How did the Garn-St. Germain act matter?

Campbell and Hercowitz, which I found from a Krugman link, write:

The Monetary Control and the Garn-St.Germain Acts of 1980 and 1982 allowed market innovations that dramatically reduced these equity requirements: Greater access to sub-prime mortgages, mortgage refinancing, and home equity loans, reduced effective down payments and increased effective repayment periods. More important for the short run, it enabled households to cash-out previously accumulated home equity, which in 1982 amounted to 71 percent of GDP. This was followed by a huge wave of household borrowing.

Maybe I’ll deal with the 1980 Act another time. but on Garn-St.

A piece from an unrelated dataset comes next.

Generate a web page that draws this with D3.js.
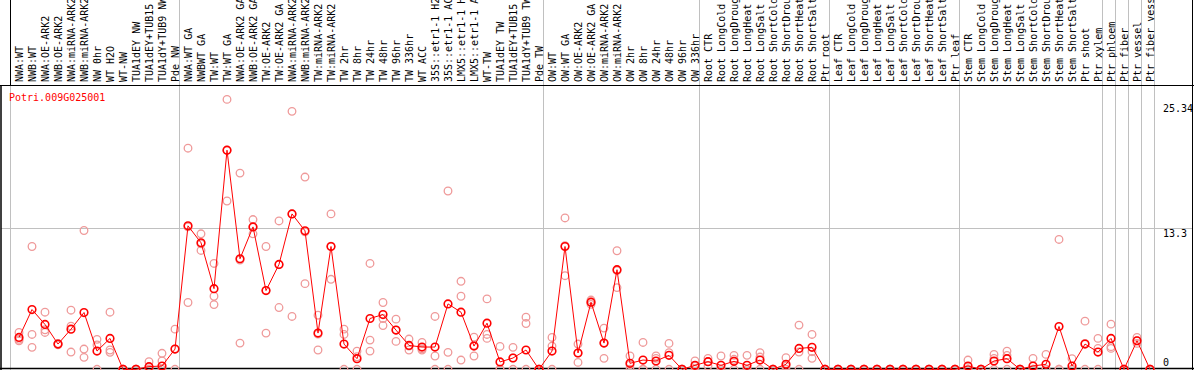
<!DOCTYPE html>
<html>
<head>
<meta charset="utf-8">
<script src="https://cdn.jsdelivr.net/npm/d3@7"></script>
<style>
  body { margin: 0; background: #fff; }
  text { font-family: "DejaVu Sans Mono", monospace; font-size: 10px; }
</style>
</head>
<body>
<div id="chart"></div>
<script>
const geneName = "Potri.009G025001";

const categories = [
  "NWA:WT", "NWB:WT", "NWA:OE-ARK2", "NWB:OE-ARK2", "NWA:miRNA-ARK2", "NWB:miRNA-ARK2",
  "NW 0hr", "WT H2O", "WT-NW", "TUA1dEY NW", "TUA1dEY+TUB15 NW", "TUA1dY+TUB9 NW", "Pde NW",
  "NWA:WT GA", "NWBWT GA", "TW:WT", "TW:WT GA", "NWA:OE-ARK2 GA", "NWB:OE-ARK2 GA",
  "TW:OE-ARK2", "TW:OE-ARK2 GA", "NWA:miRNA-ARK2", "NWB:miRNA-ARK2", "TW:miRNA-ARK2",
  "TW:miRNA-ARK2", "TW 2hr", "TW 8hr", "TW 24hr", "TW 48hr", "TW 96hr", "TW 336hr",
  "WT ACC", "35S::etr1-1 H2O", "35S::etr1-1 ACC", "LMX5::etr1-1 H2O", "LMX5::etr1-1 ACC",
  "WT-TW", "TUA1dEY TW", "TUA1dEY+TUB15 TW", "TUA1dY+TUB9 TW", "Pde TW",
  "OW:WT", "OW:WT GA", "OW:OE-ARK2", "OW:OE-ARK2 GA", "OW:miRNA-ARK2", "OW:miRNA-ARK2",
  "OW 2hr", "OW 8hr", "OW 24hr", "OW 48hr", "OW 96hr", "OW 336hr",
  "Root CTR", "Root LongCold", "Root LongDrought", "Root LongHeat", "Root LongSalt",
  "Root ShortCold", "Root ShortDrought", "Root ShortHeat", "Root ShortSalt", "Ptr root",
  "Leaf CTR", "Leaf LongCold", "Leaf LongDrought", "Leaf LongHeat", "Leaf LongSalt",
  "Leaf ShortCold", "Leaf ShortDrought", "Leaf ShortHeat", "Leaf ShortSalt", "Ptr leaf",
  "Stem CTR", "Stem LongCold", "Stem LongDrought", "Stem LongHeat", "Stem LongSalt",
  "Stem ShortCold", "Stem ShortDrought", "Stem ShortHeat", "Stem ShortSalt", "Ptr shoot",
  "Ptr xylem", "Ptr phloem", "Ptr fiber", "Ptr vessel", "Ptr fiber vessel"
];

// first category index of each separated group
const groupStarts = [0, 13, 41, 53, 63, 73, 84, 85, 86, 87, 88];

const means = [
  2.99, 5.61, 4.21, 2.37, 3.77, 5.33, 1.71, 2.90, 0, 0, 0.25, 0.31, 1.90,
  13.47, 11.88, 7.57, 20.57, 10.38, 13.37, 7.39, 9.85, 14.59, 13.00, 3.40, 11.53,
  2.37, 1.00, 4.77, 5.14, 3.68, 2.24, 2.09, 2.09, 6.14, 5.36, 2.18, 4.33, 0.69,
  1.06, 1.81, 0,
  1.71, 11.53, 1.53, 6.30, 2.46, 9.35, 0.56, 0.87, 0.78, 1.31, 0, 0.37,
  0.72, 0.37, 0.75, 0.37, 0.87, 0, 0.47, 1.96, 2.06, 0,
  0, 0, 0, 0, 0, 0, 0, 0, 0, 0,
  0.31, 0, 0.78, 1.00, 0, 0.31, 0.47, 4.02, 0.31, 2.37, 1.62,
  2.90, 0, 2.68, 0
];

const replicates = [
  [3.46, 2.81, 2.68], [11.53, 3.27, 2.06], [5.36, 3.71, 3.46], [2.30, 2.40, 2.40],
  [5.55, 4.05, 1.62], [13.03, 1.90, 1.12], [2.81, 2.28, 0], [5.36, 1.81, 1.59],
  [0, 0, 0], [0, 0, 0], [0.72, 0, 0], [1.50, 0.78, 0], [3.77, 1.90, 0],
  [20.76, 13.37, 6.27], [12.72, 11.78, 11.16], [9.94, 6.86, 6.08], [25.34, 20.57, 15.80],
  [18.42, 10.26, 2.46], [14.06, 13.37, 12.72], [11.53, 7.39, 3.40], [13.93, 9.82, 5.80],
  [24.22, 14.59, 4.96], [18.05, 12.91, 8.04], [5.08, 3.30, 1.81], [14.59, 11.56, 8.45],
  [3.77, 3.27, 0], [1.71, 1.18, 0], [9.94, 2.74, 1.71], [6.27, 4.77, 4.11],
  [4.71, 3.68, 2.62], [2.84, 2.18, 1.81], [2.52, 1.93, 1.81], [4.96, 1.25, 0],
  [16.74, 1.59, 0], [8.26, 6.86, 0.87], [3.02, 2.24, 1.25], [6.61, 3.27, 2.90],
  [2.15, 0, 0], [2.06, 1.06, 0], [4.89, 4.30, 0], [0, 0, 0],
  [2.99, 2.18, 0], [14.21, 11.60, 8.79], [2.37, 1.53, 0.65], [6.10, 6.30, 6.50],
  [3.87, 2.46, 1.03], [11.13, 9.26, 7.67], [1.25, 0.41, 0], [2.52, 0, 0],
  [1.25, 1.03, 0], [2.43, 1.56, 0], [0, 0, 0], [0.78, 0.30, 0],
  [1.03, 0.72, 0.31], [1.25, 0, 0], [1.31, 0.94, 0], [1.31, 0, 0], [1.56, 1.15, 0],
  [0, 0, 0], [1.09, 0.30, 0], [4.15, 1.62, 0], [3.27, 1.65, 1.03], [0, 0, 0],
  [0, 0, 0], [0, 0, 0], [0, 0, 0], [0, 0, 0], [0, 0, 0],
  [0, 0, 0], [0, 0, 0], [0, 0, 0], [0, 0, 0], [0, 0, 0],
  [0.87, 0, 0], [0, 0, 0], [1.40, 1.03, 0], [1.71, 1.31, 0], [0, 0, 0],
  [1.03, 0, 0], [1.40, 0, 0], [12.19, 0, 0], [1.00, 0, 0], [4.52, 2.43, 0],
  [2.90, 1.96, 0],
  [4.24, 2.12, 1.96], [0, 0, 0], [2.99, 2.68, 2.43], [0, 0, 0]
];

const yTicks = [0, 13.3, 25.34];

const width = 1194, height = 370;
const headerH = 85;

const svg = d3.select("#chart").append("svg")
  .attr("width", width)
  .attr("height", height);

const x = d3.scaleBand()
  .domain(d3.range(categories.length))
  .range([11, 11 + 13 * categories.length]);
const px = i => x(i) + 8;

const y = d3.scaleLinear()
  .domain([0, 25.34])
  .range([369.3, 99.4]);

// group separators (through header and plot)
svg.selectAll(".sep")
  .data(groupStarts)
  .enter().append("line")
  .attr("x1", d => (d < categories.length ? x(d) : x.range()[1]) - 0.5)
  .attr("x2", d => (d < categories.length ? x(d) : x.range()[1]) - 0.5)
  .attr("y1", 0)
  .attr("y2", height)
  .attr("stroke", "#c0c0c0");

// gridline at 13.3
svg.append("line")
  .attr("x1", 1).attr("x2", width - 1)
  .attr("y1", Math.round(y(13.3)) + 0.5).attr("y2", Math.round(y(13.3)) + 0.5)
  .attr("stroke", "#c0c0c0");

// frame
svg.append("line").attr("x1", 0).attr("x2", width).attr("y1", headerH + 0.5).attr("y2", headerH + 0.5).attr("stroke", "#000");
svg.append("line").attr("x1", 0).attr("x2", width).attr("y1", 368.5).attr("y2", 368.5).attr("stroke", "#000").attr("stroke-width", 1.5);
svg.append("line").attr("x1", 1).attr("x2", 1).attr("y1", headerH).attr("y2", height).attr("stroke", "#000").attr("stroke-width", 1.5);
svg.append("line").attr("x1", 10.5).attr("x2", 10.5).attr("y1", 0).attr("y2", headerH).attr("stroke", "#000");
svg.append("line").attr("x1", width - 1.5).attr("x2", width - 1.5).attr("y1", 0).attr("y2", height).attr("stroke", "#000");

// header labels (long ones run off the top, as in the original)
svg.selectAll(".lab")
  .data(categories)
  .enter().append("text")
  .attr("transform", (d, i) => `translate(${px(i)},82) rotate(-90)`)
  .attr("dy", "0.35em")
  .attr("fill", "#000")
  .text(d => d);

// right axis labels
const tickY = { 0: 366, 13.3: 236.5, 25.34: 112 };
svg.selectAll(".ytick")
  .data(yTicks)
  .enter().append("text")
  .attr("x", 1163)
  .attr("y", d => tickY[d])
  .attr("fill", "#000")
  .text(d => d);

svg.append("text")
  .attr("x", 9)
  .attr("y", 101)
  .attr("fill", "#ff0000")
  .text(geneName);

// replicate circles
const repData = [];
replicates.forEach((reps, i) => reps.forEach(v => repData.push({ i, v })));
svg.append("g").selectAll("circle")
  .data(repData)
  .enter().append("circle")
  .attr("cx", d => px(d.i))
  .attr("cy", d => y(d.v))
  .attr("r", 3.8)
  .attr("fill", "none")
  .attr("stroke", "#ef9a9a")
  .attr("stroke-width", 1.3);

svg.append("path")
  .datum(means)
  .attr("fill", "none")
  .attr("stroke", "#ff0000")
  .attr("stroke-width", 1)
  .attr("d", d3.line().x((d, i) => px(i)).y(d => y(d)));

svg.append("g").selectAll("circle")
  .data(means)
  .enter().append("circle")
  .attr("cx", (d, i) => px(i))
  .attr("cy", d => y(d))
  .attr("r", 3.8)
  .attr("fill", "none")
  .attr("stroke", "#ff0000")
  .attr("stroke-width", 1.6);
</script>
</body>
</html>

Germain those claims are not easy for me to verify.  (Their paper is a theory paper and offers no further evidence or narrative.  Here is also an earlier Krugman piece of relevance.

Here is one summary of what the Garn-St. Germain Act did.  Maybe this summary is incomplete but it is hard to see how Garn-St. Germain is responsible for either the current crisis or for the more general decline in national savings rates.  The closest I come to finding a relevant passage is:

(7) the act preempted state restrictions on enforcement by lenders of
due-on-sale clauses in most mortgages for a three year period ending
October 15, 1985, and authorized state chartered lenders to offer the
same kinds of alternative mortgages permitted nationally chartered
financial institutions.

Over time most institutions moved away from the state charter and those mortgages already were legal at the national level. 

Or try this summary of the Act, from a book.  Again, the connection is hard to see.  In fact Garn-St. Germain freed up S&Ls from investing so much in home mortgages.  You can blame that (partially) for the S&L crisis, but the current real estate bubble?  Or the general rise in indebtedness which started in the 1980s?

Here’s a recent empirical paper on the rise in U.S. household indebtedness.  Not surprisingly, it emphasizes demographic factors as the main causes.  pp.18-19 discuss financial innovation as a contributing cause but there is not a peep about Garn-St. Germain.  The authors do cite a paper by Wendy Edelberg, who pinpoints some of these innovations as coming in the mid-1990s and resulting from greater risk-based pricing of loans.

On mortgages, a lot of the relevant deregulation occurred at the state level or the problem was the simple lack of enforcement of anti-fraud laws.  Government-promoted low or zero down payment mortgages date back at least to Section 235 of HUD, from 1968 (a disaster, by the way) and Garn-St. Germain is hardly a turning point in that history.

Maybe I’m wrong about Garn-St. Germain.  If so, I’d like to learn how and I am asking you, readers, to set me straight.